## Start

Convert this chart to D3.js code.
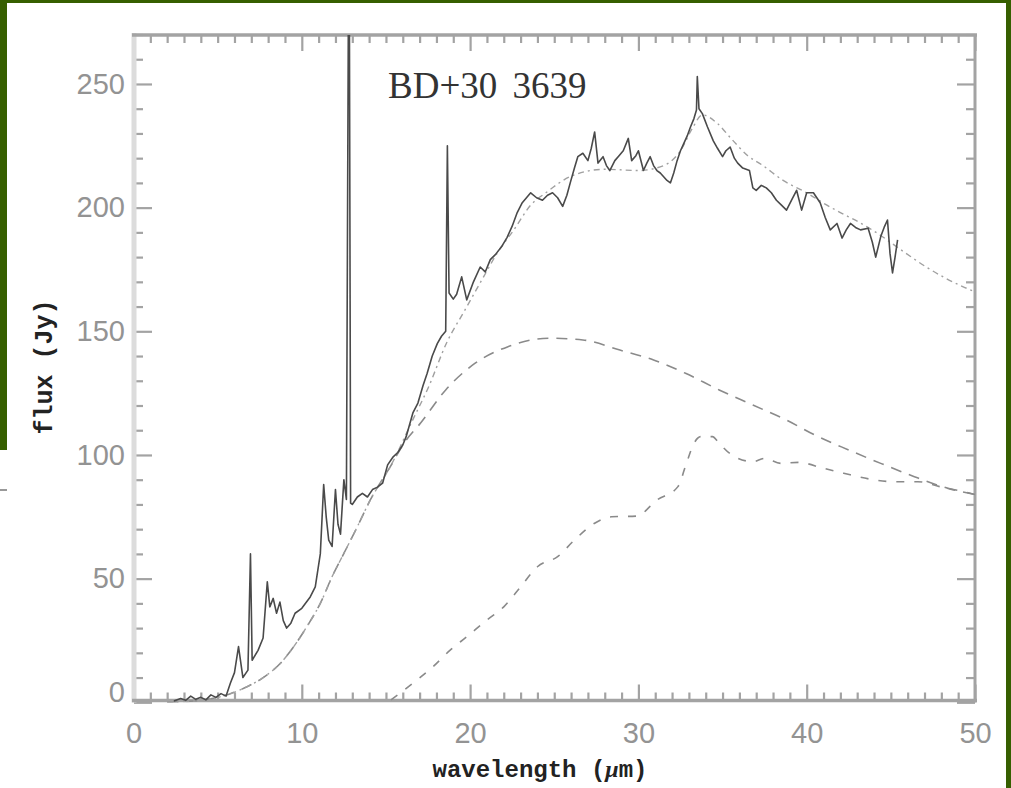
<!DOCTYPE html>
<html>
<head>
<meta charset="utf-8">
<script src="https://cdn.jsdelivr.net/npm/d3@7"></script>
<style>
html,body{margin:0;padding:0;background:#fff;}
svg{display:block;}
</style>
</head>
<body>
<svg id="chart" width="1011" height="788"></svg>
<script>
// ---- data ----
const chartTitle = "BD+30 3639";
const xTitle = "wavelength (";
const yTitle = "flux (Jy)";
const xMajorTicks = [0, 10, 20, 30, 40, 50];
const yMajorTicks = [0, 50, 100, 150, 200, 250];

// observed spectrum
const specWave = [2.4,2.8,3.1,3.4,3.7,4.0,4.3,4.6,4.9,5.2,5.5,5.76,6.0,6.24,6.5,6.8,6.95,7.05,7.4,7.7,7.95,8.1,8.3,8.5,8.7,8.9,9.1,9.35,9.6,10.0,10.5,10.8,11.1,11.3,11.45,11.6,11.8,12.0,12.15,12.3,12.5,12.65,12.78,12.82,12.9,13.0,13.3,13.6,13.9,14.2,14.5,14.8,15.1,15.4,15.7,16.0,16.2,16.6,16.9,17.2,17.45,17.75,18.05,18.3,18.55,18.65,18.75,19.0,19.2,19.5,19.8,20.2,20.6,20.9,21.2,21.5,21.9,22.2,22.5,22.8,23.1,23.35,23.6,23.95,24.3,24.6,24.9,25.2,25.5,25.75,25.95,26.2,26.4,26.7,27.0,27.2,27.4,27.6,27.9,28.1,28.3,28.6,28.85,29.1,29.4,29.6,29.85,30.0,30.3,30.5,30.7,30.9,31.1,31.3,31.5,31.7,31.9,32.1,32.3,32.5,32.7,32.9,33.1,33.3,33.45,33.5,33.6,33.8,34.1,34.45,34.7,35.0,35.2,35.45,35.7,35.9,36.2,36.6,36.8,37.0,37.3,37.6,37.9,38.2,38.5,38.8,39.1,39.4,39.7,40.0,40.4,40.6,40.8,41.1,41.4,41.8,42.1,42.35,42.6,42.9,43.2,43.65,43.9,44.1,44.4,44.6,44.8,44.95,45.1,45.25,45.4];
const specFlux = [0.5,1.5,0.8,2.5,1.2,2.0,1.0,3.0,2.0,3.5,2.5,7.8,12,22.5,10,13,60,17,21,26,48.7,38.6,42,36,40.5,33,30,32,36,38,42.6,46.7,60,88,75,65.6,63,86,72,68,90,82,300,300,80.5,80,83,84.5,83,86,87,88.6,96,99,101,104,107.4,117,121,128,133,140,145,148,150,225,165.5,163,165,172,162.7,170,176,174,179,181,184.5,188,192.5,198,202,204,206,204,203,205,206,204,200.5,205,210,216,220.6,222,219,224,230.6,218,220.6,217,215,219,221,223,228,219,221,223,215,218,220.6,217,215,214,212.5,211,210,214,219,223,226,229,232.7,236,239.5,253,240,238,232.7,227,224,220.6,223,224.5,220,218,216,215,208,207,209,208,206,203,201,199,203,207,199,206,206,204,202,196,191,193.6,187.7,191,193.6,192,191,191.7,186,180,188.3,192,195,181.5,173.6,180,187];

// model: total (dash-dot)
const totalWave = [2,3,4,5,5.8,6.75,7.64,8.73,9.52,10.3,11.1,11.8,12.5,13.3,14.07,15.26,16.65,17.5,18.65,19.6,20.8,21.6,22.6,23.6,24.5,26.1,28,30,31.5,32.5,33.2,33.8,34.7,35.5,36.5,37.4,38.6,40,41.2,42,43,44,45.8,47.1,49.3,50];
const totalFlux = [0,0.3,0.8,2,3.6,6.3,9.7,15.8,22.5,30.6,40,50.8,60.2,71,81.8,95.3,115,127,146,157.5,172,181.5,191,201,206,213,215.5,215,217,223,232,237.5,234,228,221,217,211,206,201,198,194.5,190.5,182,176,168,166];

// model: cool dust component (long dashes)
const comp1Wave = [2,3,4,5,5.8,6.75,7.64,8.73,9.52,10.3,11.1,11.8,12.5,13.3,14.07,15.26,16.1,17.07,18.55,20.28,22.25,24.7,26.7,28.9,30.9,32.8,34.8,36.8,38.8,40.5,42.5,44.4,46.4,48.4,50];
const comp1Flux = [0,0.3,0.8,2,3.6,6.3,9.7,15.8,22.5,30.6,40,50.8,60.2,71,81.8,95.3,105,113,126.3,137,143.8,147.2,146.5,142.4,138.4,133,126.3,120.2,114.1,108,102,96.6,91.2,86.5,84];

// model: second component (short dashes)
const comp2Wave = [15.3,16.6,17.8,18.8,19.8,21.0,22.0,23.0,24.0,25.2,26.2,27.4,28.4,29.9,31.1,32.35,32.85,33.3,33.7,34.4,34.8,35.55,36.8,37.5,38.5,39.5,41.0,42.2,43.7,45.2,46.6,47.9,49.6,50];
const comp2Flux = [1,7.7,14.4,21,26.5,33.3,38.6,46.7,54.8,58.9,65.6,72.4,75,75.3,81.8,87.2,96.6,104.7,107.4,107.4,104.7,100,97.3,98.6,96.6,97,94.6,92.6,90.3,89.2,89.2,87.2,84.7,84];

// ---- drawing ----
const svg = d3.select("#chart");
const W = 1011, H = 788;
const green = "#365f00";

svg.append("rect").attr("x",0).attr("y",0).attr("width",W).attr("height",H).attr("fill","#fff");
svg.append("rect").attr("x",0).attr("y",0).attr("width",W).attr("height",3).attr("fill",green);
svg.append("rect").attr("x",0).attr("y",0).attr("width",7).attr("height",450).attr("fill",green);
svg.append("rect").attr("x",1006).attr("y",0).attr("width",5).attr("height",H).attr("fill",green);
svg.append("line").attr("x1",0).attr("x2",7).attr("y1",490).attr("y2",490).attr("stroke","#999").attr("stroke-width",2);

const x = d3.scaleLinear().domain([0,50]).range([133.5,975]);
const y = d3.scaleLinear().domain([0,270]).range([702.3,34.5]);

const axisColor = "#a3a3a3";
const xMinor = d3.range(0,51,1).filter(v => v % 10 !== 0);
const yMinor = d3.range(0,271,10).filter(v => v % 50 !== 0);

const pLeft = 134, pRight = 975, pTop = 35, pBottom = 700.5;

function styleAxis(g){
  g.select(".domain").remove();
  g.selectAll(".tick line").attr("stroke",axisColor).attr("stroke-width",2.2);
}

// minor ticks
svg.append("g").attr("transform",`translate(0,${pBottom})`)
  .call(d3.axisBottom(x).tickValues(xMinor).tickSize(-8).tickFormat(""))
  .call(styleAxis);
svg.append("g").attr("transform",`translate(0,${pTop})`)
  .call(d3.axisTop(x).tickValues(xMinor).tickSize(-8).tickFormat(""))
  .call(styleAxis);
svg.append("g").attr("transform",`translate(${pLeft},0)`)
  .call(d3.axisLeft(y).tickValues(yMinor).tickSize(-9).tickFormat(""))
  .call(styleAxis);
svg.append("g").attr("transform",`translate(${pRight},0)`)
  .call(d3.axisRight(y).tickValues(yMinor).tickSize(-9).tickFormat(""))
  .call(styleAxis);

// major ticks with labels
const labelFont = "'Liberation Sans', Arial, sans-serif";
const gxb = svg.append("g").attr("transform",`translate(0,${pBottom})`)
  .call(d3.axisBottom(x).tickValues(xMajorTicks).tickSize(-16).tickPadding(22).tickFormat(d3.format("d")))
  .call(styleAxis);
gxb.selectAll(".tick text").attr("fill","#939393").style("font-family",labelFont).style("font-size","29px");

svg.append("g").attr("transform",`translate(0,${pTop})`)
  .call(d3.axisTop(x).tickValues(xMajorTicks).tickSize(-16).tickFormat(""))
  .call(styleAxis);

const gyl = svg.append("g").attr("transform",`translate(${pLeft},0)`)
  .call(d3.axisLeft(y).tickValues(yMajorTicks).tickSize(-18).tickPadding(9).tickFormat(d3.format("d")))
  .call(styleAxis);
gyl.selectAll(".tick text").attr("fill","#939393").style("font-family",labelFont).style("font-size","29px");
gyl.selectAll(".tick text").filter(d => d === 0).attr("dy","-0.03em");

svg.append("g").attr("transform",`translate(${pRight},0)`)
  .call(d3.axisRight(y).tickValues(yMajorTicks).tickSize(-18).tickFormat(""))
  .call(styleAxis);

// frame lines
svg.append("line").attr("x1",pLeft).attr("x2",pLeft).attr("y1",pTop-2).attr("y2",pBottom+2).attr("stroke","#dcdcdc").attr("stroke-width",5);
svg.append("line").attr("x1",pLeft-2).attr("x2",pRight+2).attr("y1",pTop).attr("y2",pTop).attr("stroke",axisColor).attr("stroke-width",3.5);
svg.append("line").attr("x1",pLeft-2).attr("x2",pRight+2).attr("y1",pBottom).attr("y2",pBottom).attr("stroke",axisColor).attr("stroke-width",3.5);
svg.append("line").attr("x1",pRight).attr("x2",pRight).attr("y1",pTop).attr("y2",pBottom+2).attr("stroke",axisColor).attr("stroke-width",3);

// clip
svg.append("clipPath").attr("id","plotclip").append("rect")
  .attr("x",pLeft).attr("y",pTop).attr("width",pRight-pLeft).attr("height",pBottom-pTop+2);

const plot = svg.append("g").attr("clip-path","url(#plotclip)");

function series(ws, fs){ return ws.map((w,i)=>[w, fs[i]]); }
const line = d3.line().x(d => x(d[0])).y(d => y(d[1]));
const smooth = d3.line().x(d => x(d[0])).y(d => y(d[1])).curve(d3.curveMonotoneX);

plot.append("path").datum(series(comp1Wave, comp1Flux)).attr("d", smooth)
  .attr("fill","none").attr("stroke","#8a8a8a").attr("stroke-width",1.6).attr("stroke-dasharray","11,8");
plot.append("path").datum(series(comp2Wave, comp2Flux)).attr("d", smooth)
  .attr("fill","none").attr("stroke","#8a8a8a").attr("stroke-width",1.6).attr("stroke-dasharray","8,10");
plot.append("path").datum(series(totalWave, totalFlux)).attr("d", smooth)
  .attr("fill","none").attr("stroke","#a0a0a0").attr("stroke-width",1.4).attr("stroke-dasharray","6,4,2,4");
plot.append("path").datum(series(specWave, specFlux)).attr("d", line)
  .attr("fill","none").attr("stroke","#4a4a4a").attr("stroke-width",1.6).attr("stroke-linejoin","round");

// titles
svg.append("text").attr("x",388).attr("y",98)
  .style("font-family","'Liberation Serif', 'Times New Roman', serif").style("font-size","37px")
  .style("word-spacing","6px")
  .attr("fill","#333").text(chartTitle);

const xt = svg.append("text").attr("x",540).attr("y",777).attr("text-anchor","middle")
  .style("font-family","'Liberation Mono', 'Courier New', monospace").style("font-size","24px").style("font-weight","bold")
  .attr("fill","#222");
xt.append("tspan").text(xTitle);
xt.append("tspan").style("font-style","italic").style("font-family","'Liberation Serif', serif").text("μ");
xt.append("tspan").text("m)");

svg.append("text").attr("transform","translate(52,367) rotate(-90)").attr("text-anchor","middle")
  .style("font-family","'Liberation Mono', 'Courier New', monospace").style("font-size","25px").style("font-weight","bold")
  .attr("fill","#222").text(yTitle);
</script>
</body>
</html>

## End

## Job
Leave out the pictures, then repeat the listing above exactly from its first line to the line with "const yMajorTicks = [0, 50, 100, 150, 200, 250];", inclusive.

## Response below
Convert this chart to D3.js code.
<!DOCTYPE html>
<html>
<head>
<meta charset="utf-8">
<script src="https://cdn.jsdelivr.net/npm/d3@7"></script>
<style>
html,body{margin:0;padding:0;background:#fff;}
svg{display:block;}
</style>
</head>
<body>
<svg id="chart" width="1011" height="788"></svg>
<script>
// ---- data ----
const chartTitle = "BD+30 3639";
const xTitle = "wavelength (";
const yTitle = "flux (Jy)";
const xMajorTicks = [0, 10, 20, 30, 40, 50];
const yMajorTicks = [0, 50, 100, 150, 200, 250];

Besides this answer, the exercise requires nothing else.